Fifth, the article proceeds with an overview over the two means of securing the performance of a third party which are the suretyship and guarantee. The article describes the strict form and other requirements for a suretyship to be valid and explains the various types of suretyships, which are governed in Articles 495 to 498 of the Code of Obligations. In contrast to suretyship, no form requirement must be met for a guarantee to be valid. The article addresses the often occurring difficulties in deciding whether a security is to be construed as a guarantee or as a suretyship and points out that the construction primarily depends on the intent of the parties and the purpose of the contract.
The sixth type of contracts addressed is the contractual joint venture governed by Articles 530 to 551 of the Code of Obligations.
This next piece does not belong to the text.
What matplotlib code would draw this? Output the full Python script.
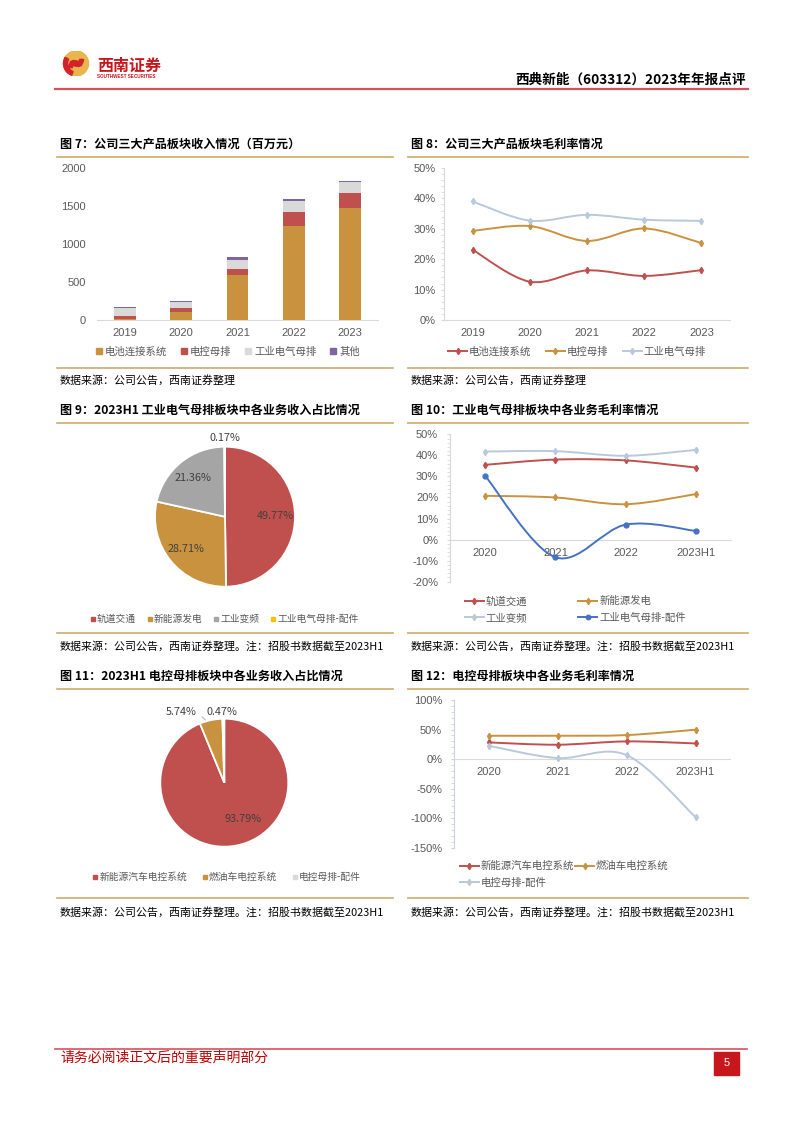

Under Swiss law, contractual joint venture exists, if at least two persons pursue a common purpose with common efforts or means, provided that no other form of organization regulated by the Code of Obligations applies. In order to establish a contractual joint venture no formal procedure needs to be followed and there are no legal requirements as to the minimum capital or management structure. The rights and obligations of the parties to the joint venture are described in detail in the article.
Finally, the article concludes with a short overview over the license agreement, which is not specifically governed by the Code of Obligations and by which the licensor concedes to the licensee the use and utilization of an intellectual property right or technical or commercial trade secrets.